-- Problem --
Exact reproduction is required for the lines bounded by the one containing "Convert this diagram to TikZ code." and the one containing "(tbus) at (682,1685)", both bounds included. Print them without any pictures.

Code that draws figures

+++

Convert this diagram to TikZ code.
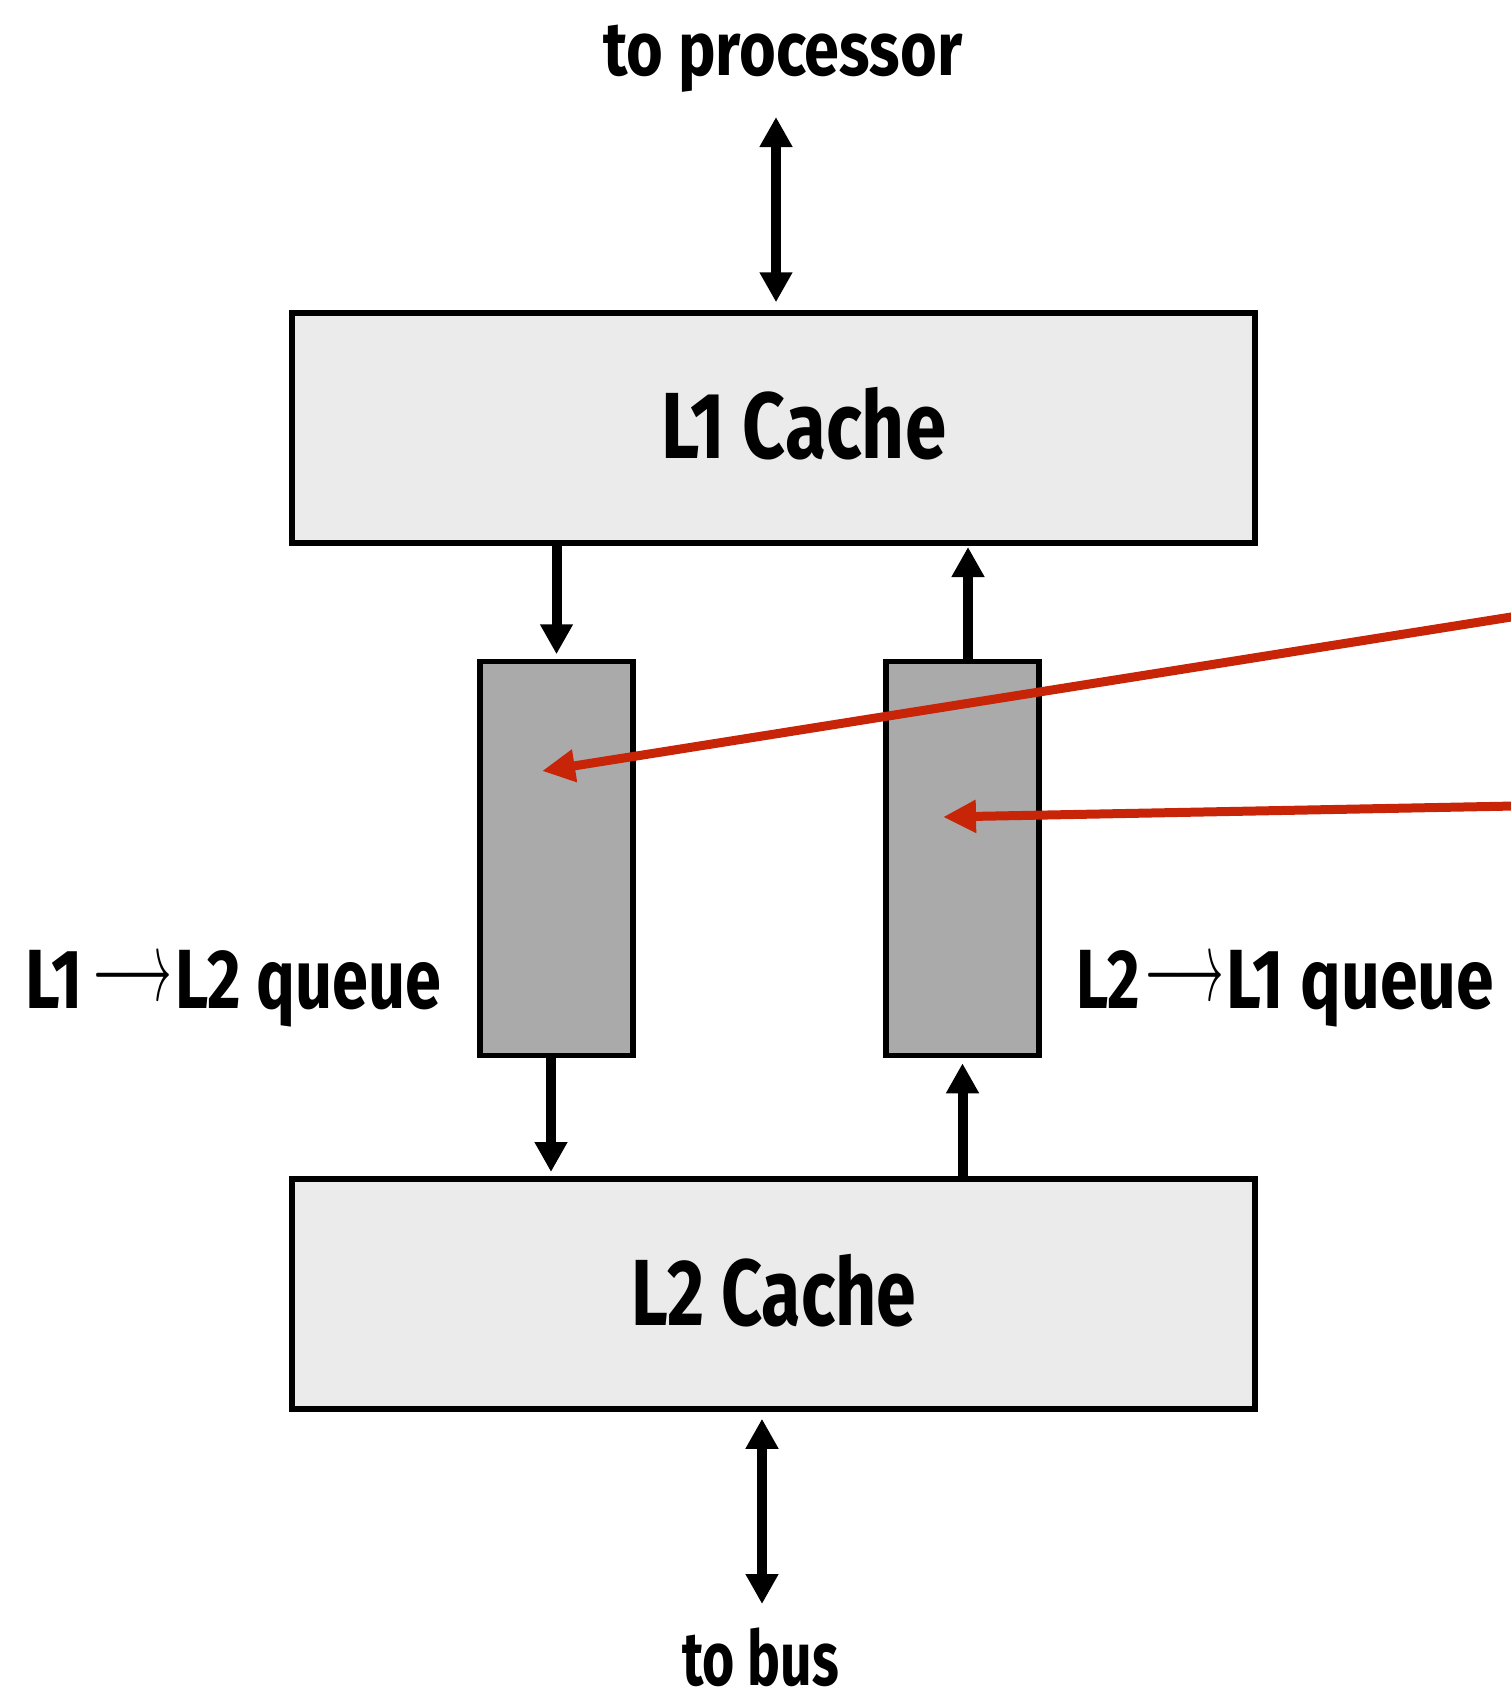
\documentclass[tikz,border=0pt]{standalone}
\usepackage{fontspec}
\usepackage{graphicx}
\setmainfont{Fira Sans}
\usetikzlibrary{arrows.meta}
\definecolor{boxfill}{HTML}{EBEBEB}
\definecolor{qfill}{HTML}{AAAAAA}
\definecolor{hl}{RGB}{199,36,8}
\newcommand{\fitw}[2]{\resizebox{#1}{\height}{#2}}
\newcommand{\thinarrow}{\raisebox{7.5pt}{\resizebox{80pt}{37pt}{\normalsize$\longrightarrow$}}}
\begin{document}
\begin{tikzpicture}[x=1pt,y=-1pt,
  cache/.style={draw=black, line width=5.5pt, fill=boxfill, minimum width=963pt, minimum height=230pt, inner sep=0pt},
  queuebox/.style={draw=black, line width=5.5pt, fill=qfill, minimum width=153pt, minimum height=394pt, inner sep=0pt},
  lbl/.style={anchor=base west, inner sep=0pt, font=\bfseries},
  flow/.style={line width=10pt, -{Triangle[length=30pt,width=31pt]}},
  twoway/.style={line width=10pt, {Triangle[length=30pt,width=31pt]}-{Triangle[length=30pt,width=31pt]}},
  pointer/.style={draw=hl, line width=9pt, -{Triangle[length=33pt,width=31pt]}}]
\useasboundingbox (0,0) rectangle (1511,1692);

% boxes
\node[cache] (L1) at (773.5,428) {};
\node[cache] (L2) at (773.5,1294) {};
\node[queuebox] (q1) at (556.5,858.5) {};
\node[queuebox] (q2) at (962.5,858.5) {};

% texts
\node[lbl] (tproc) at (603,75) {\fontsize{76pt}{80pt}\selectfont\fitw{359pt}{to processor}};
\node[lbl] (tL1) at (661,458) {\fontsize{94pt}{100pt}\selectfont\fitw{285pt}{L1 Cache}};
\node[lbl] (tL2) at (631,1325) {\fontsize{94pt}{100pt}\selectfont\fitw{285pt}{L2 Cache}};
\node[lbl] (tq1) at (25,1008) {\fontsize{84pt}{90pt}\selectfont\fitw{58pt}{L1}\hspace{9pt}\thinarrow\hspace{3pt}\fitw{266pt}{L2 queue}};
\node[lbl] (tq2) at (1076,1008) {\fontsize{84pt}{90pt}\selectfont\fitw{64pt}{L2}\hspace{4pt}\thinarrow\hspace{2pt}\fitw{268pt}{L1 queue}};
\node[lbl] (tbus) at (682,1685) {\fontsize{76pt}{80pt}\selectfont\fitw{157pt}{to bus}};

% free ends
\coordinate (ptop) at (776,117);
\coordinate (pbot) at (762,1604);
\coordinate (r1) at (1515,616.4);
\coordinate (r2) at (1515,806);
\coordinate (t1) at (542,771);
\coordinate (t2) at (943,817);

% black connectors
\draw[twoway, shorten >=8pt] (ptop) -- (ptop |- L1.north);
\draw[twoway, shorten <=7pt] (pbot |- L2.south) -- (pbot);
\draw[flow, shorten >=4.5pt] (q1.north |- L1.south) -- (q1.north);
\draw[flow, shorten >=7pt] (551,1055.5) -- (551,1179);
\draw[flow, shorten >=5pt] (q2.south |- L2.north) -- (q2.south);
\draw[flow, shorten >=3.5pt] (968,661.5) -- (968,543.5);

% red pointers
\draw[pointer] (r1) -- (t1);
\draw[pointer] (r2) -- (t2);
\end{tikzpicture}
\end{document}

+++

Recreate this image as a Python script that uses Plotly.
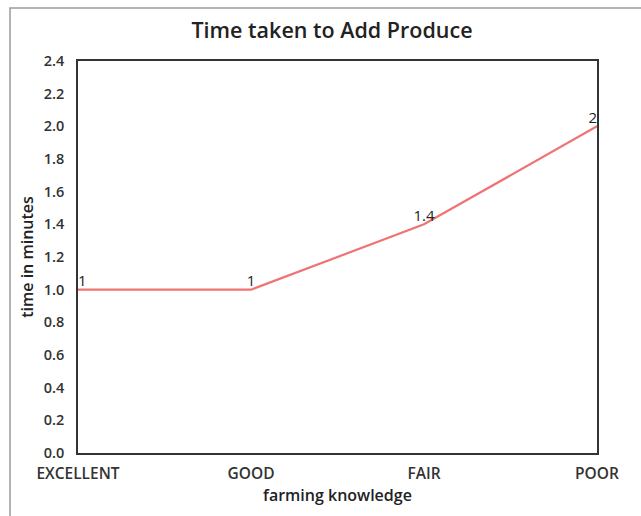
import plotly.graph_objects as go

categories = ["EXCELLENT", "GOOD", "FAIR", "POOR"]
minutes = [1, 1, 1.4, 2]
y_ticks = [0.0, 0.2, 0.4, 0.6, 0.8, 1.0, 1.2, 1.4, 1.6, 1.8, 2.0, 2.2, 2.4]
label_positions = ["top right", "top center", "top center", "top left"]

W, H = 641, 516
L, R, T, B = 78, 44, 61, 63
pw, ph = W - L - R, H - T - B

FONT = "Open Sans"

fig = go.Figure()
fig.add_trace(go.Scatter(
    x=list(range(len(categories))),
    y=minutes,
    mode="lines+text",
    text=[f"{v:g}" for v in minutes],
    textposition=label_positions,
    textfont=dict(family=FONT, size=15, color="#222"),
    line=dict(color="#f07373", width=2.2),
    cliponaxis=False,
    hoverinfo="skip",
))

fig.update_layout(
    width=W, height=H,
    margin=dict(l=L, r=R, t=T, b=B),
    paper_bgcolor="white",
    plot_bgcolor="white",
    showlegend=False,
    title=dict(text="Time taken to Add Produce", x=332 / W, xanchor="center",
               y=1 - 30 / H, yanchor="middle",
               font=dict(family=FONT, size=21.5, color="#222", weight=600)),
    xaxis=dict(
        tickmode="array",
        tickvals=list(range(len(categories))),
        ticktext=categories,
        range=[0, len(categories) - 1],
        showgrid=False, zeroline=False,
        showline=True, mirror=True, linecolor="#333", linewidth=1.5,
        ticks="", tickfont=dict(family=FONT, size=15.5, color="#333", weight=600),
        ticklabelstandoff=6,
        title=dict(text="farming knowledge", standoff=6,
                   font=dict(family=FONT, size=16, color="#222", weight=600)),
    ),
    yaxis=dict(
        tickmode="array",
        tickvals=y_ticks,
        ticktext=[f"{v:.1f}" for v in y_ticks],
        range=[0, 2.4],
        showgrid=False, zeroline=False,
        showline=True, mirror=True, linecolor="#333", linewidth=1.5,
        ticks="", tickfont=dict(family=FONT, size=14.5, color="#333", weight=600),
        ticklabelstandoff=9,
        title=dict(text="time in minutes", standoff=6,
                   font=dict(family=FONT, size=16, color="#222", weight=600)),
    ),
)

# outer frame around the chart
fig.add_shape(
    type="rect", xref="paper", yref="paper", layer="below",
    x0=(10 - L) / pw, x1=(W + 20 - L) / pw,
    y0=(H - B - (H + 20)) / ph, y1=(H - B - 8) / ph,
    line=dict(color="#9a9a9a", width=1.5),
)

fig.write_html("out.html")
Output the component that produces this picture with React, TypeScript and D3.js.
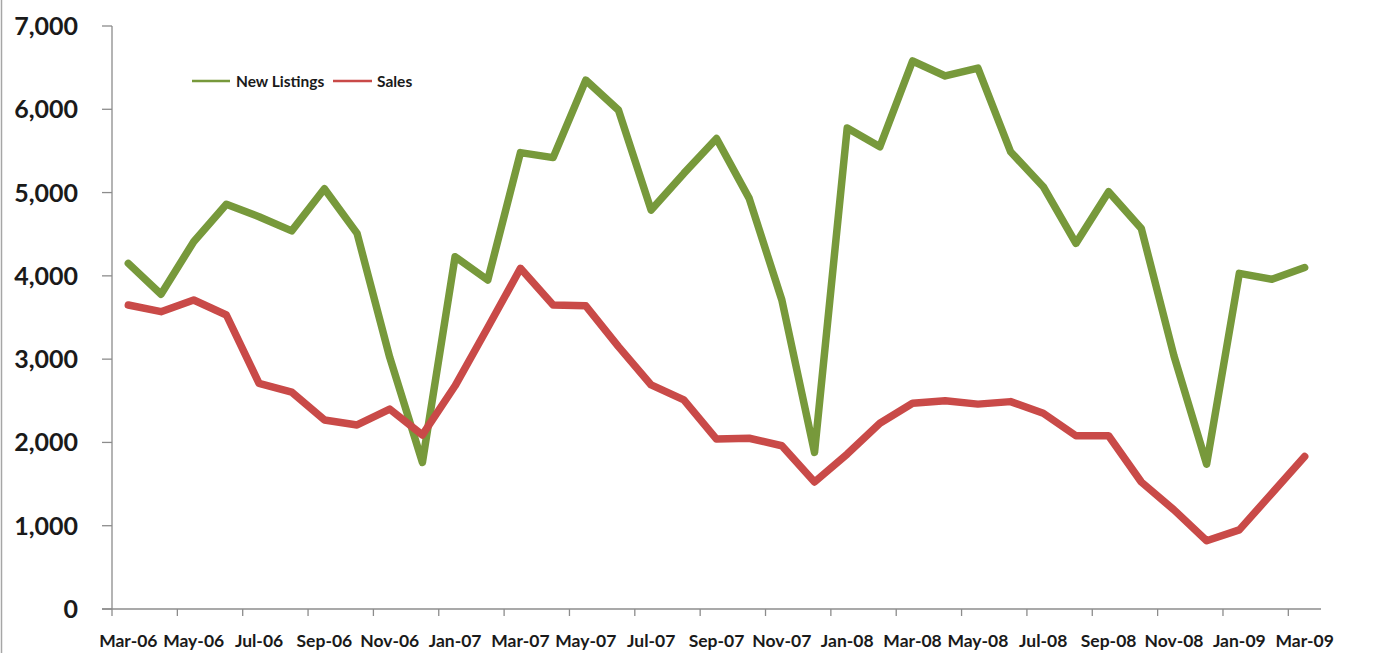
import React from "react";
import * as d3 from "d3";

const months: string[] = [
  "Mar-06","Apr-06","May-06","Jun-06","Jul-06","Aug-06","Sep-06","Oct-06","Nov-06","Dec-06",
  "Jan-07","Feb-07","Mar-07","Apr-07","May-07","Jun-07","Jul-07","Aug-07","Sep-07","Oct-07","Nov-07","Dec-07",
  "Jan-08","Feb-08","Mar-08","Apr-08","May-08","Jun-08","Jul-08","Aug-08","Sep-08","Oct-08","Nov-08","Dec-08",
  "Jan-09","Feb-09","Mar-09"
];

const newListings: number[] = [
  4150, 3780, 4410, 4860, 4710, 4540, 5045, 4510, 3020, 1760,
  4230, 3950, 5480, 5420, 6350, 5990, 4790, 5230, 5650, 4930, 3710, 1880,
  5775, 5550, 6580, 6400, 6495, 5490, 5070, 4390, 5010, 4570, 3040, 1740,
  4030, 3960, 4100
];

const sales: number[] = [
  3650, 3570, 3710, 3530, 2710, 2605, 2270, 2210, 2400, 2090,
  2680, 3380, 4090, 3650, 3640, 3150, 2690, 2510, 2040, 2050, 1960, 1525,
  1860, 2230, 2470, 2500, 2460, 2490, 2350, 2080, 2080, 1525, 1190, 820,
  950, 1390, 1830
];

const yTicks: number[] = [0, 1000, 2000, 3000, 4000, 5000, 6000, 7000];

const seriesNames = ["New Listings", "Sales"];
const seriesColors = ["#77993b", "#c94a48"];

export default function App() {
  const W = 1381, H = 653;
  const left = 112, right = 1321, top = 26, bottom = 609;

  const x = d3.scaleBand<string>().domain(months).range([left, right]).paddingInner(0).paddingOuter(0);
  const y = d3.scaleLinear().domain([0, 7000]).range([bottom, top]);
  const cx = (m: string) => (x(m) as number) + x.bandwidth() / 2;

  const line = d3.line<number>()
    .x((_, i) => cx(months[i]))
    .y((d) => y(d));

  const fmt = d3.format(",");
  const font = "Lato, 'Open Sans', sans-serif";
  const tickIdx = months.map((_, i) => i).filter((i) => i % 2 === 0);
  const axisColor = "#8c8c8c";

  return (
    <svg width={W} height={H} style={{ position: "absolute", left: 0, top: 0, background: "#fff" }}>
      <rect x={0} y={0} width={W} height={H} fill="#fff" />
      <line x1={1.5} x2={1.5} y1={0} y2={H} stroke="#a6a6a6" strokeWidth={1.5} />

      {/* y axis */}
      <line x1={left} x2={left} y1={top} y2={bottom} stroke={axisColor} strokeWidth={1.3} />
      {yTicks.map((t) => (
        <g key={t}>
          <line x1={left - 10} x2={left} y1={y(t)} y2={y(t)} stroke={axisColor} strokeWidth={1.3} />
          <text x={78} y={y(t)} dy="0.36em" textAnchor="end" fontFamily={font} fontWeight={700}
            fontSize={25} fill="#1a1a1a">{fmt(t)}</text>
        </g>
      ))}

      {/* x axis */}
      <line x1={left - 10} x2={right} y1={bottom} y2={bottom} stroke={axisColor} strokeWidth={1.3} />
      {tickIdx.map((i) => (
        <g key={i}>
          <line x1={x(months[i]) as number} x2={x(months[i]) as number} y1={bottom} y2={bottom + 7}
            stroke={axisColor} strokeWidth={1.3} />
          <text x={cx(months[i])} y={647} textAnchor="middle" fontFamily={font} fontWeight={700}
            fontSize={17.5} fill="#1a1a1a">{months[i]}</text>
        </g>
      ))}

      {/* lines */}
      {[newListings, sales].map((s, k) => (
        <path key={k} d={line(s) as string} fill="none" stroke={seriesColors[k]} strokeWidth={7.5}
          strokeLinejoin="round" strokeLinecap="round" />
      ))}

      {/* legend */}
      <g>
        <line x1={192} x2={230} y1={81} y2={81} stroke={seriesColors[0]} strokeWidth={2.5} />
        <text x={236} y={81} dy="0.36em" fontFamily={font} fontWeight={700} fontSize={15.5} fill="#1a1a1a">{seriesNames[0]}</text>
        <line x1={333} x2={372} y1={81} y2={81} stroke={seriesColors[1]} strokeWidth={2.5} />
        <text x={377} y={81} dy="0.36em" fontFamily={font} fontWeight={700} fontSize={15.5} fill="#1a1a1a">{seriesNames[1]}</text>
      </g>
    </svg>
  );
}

+++

-- Task answer --
Convert this diagram to TikZ code.
\documentclass[tikz,border=0pt]{standalone}
\usepackage{fontspec}
\usepackage{graphicx}
\setmainfont{Fira Sans}
\usetikzlibrary{arrows.meta}
\definecolor{boxfill}{HTML}{EBEBEB}
\definecolor{qfill}{HTML}{AAAAAA}
\definecolor{hl}{RGB}{199,36,8}
\newcommand{\fitw}[2]{\resizebox{#1}{\height}{#2}}
\newcommand{\thinarrow}{\raisebox{7.5pt}{\resizebox{80pt}{37pt}{\normalsize$\longrightarrow$}}}
\begin{document}
\begin{tikzpicture}[x=1pt,y=-1pt,
  cache/.style={draw=black, line width=5.5pt, fill=boxfill, minimum width=963pt, minimum height=230pt, inner sep=0pt},
  queuebox/.style={draw=black, line width=5.5pt, fill=qfill, minimum width=153pt, minimum height=394pt, inner sep=0pt},
  lbl/.style={anchor=base west, inner sep=0pt, font=\bfseries},
  flow/.style={line width=10pt, -{Triangle[length=30pt,width=31pt]}},
  twoway/.style={line width=10pt, {Triangle[length=30pt,width=31pt]}-{Triangle[length=30pt,width=31pt]}},
  pointer/.style={draw=hl, line width=9pt, -{Triangle[length=33pt,width=31pt]}}]
\useasboundingbox (0,0) rectangle (1511,1692);

% boxes
\node[cache] (L1) at (773.5,428) {};
\node[cache] (L2) at (773.5,1294) {};
\node[queuebox] (q1) at (556.5,858.5) {};
\node[queuebox] (q2) at (962.5,858.5) {};

% texts
\node[lbl] (tproc) at (603,75) {\fontsize{76pt}{80pt}\selectfont\fitw{359pt}{to processor}};
\node[lbl] (tL1) at (661,458) {\fontsize{94pt}{100pt}\selectfont\fitw{285pt}{L1 Cache}};
\node[lbl] (tL2) at (631,1325) {\fontsize{94pt}{100pt}\selectfont\fitw{285pt}{L2 Cache}};
\node[lbl] (tq1) at (25,1008) {\fontsize{84pt}{90pt}\selectfont\fitw{58pt}{L1}\hspace{9pt}\thinarrow\hspace{3pt}\fitw{266pt}{L2 queue}};
\node[lbl] (tq2) at (1076,1008) {\fontsize{84pt}{90pt}\selectfont\fitw{64pt}{L2}\hspace{4pt}\thinarrow\hspace{2pt}\fitw{268pt}{L1 queue}};
\node[lbl] (tbus) at (682,1685) {\fontsize{76pt}{80pt}\selectfont\fitw{157pt}{to bus}};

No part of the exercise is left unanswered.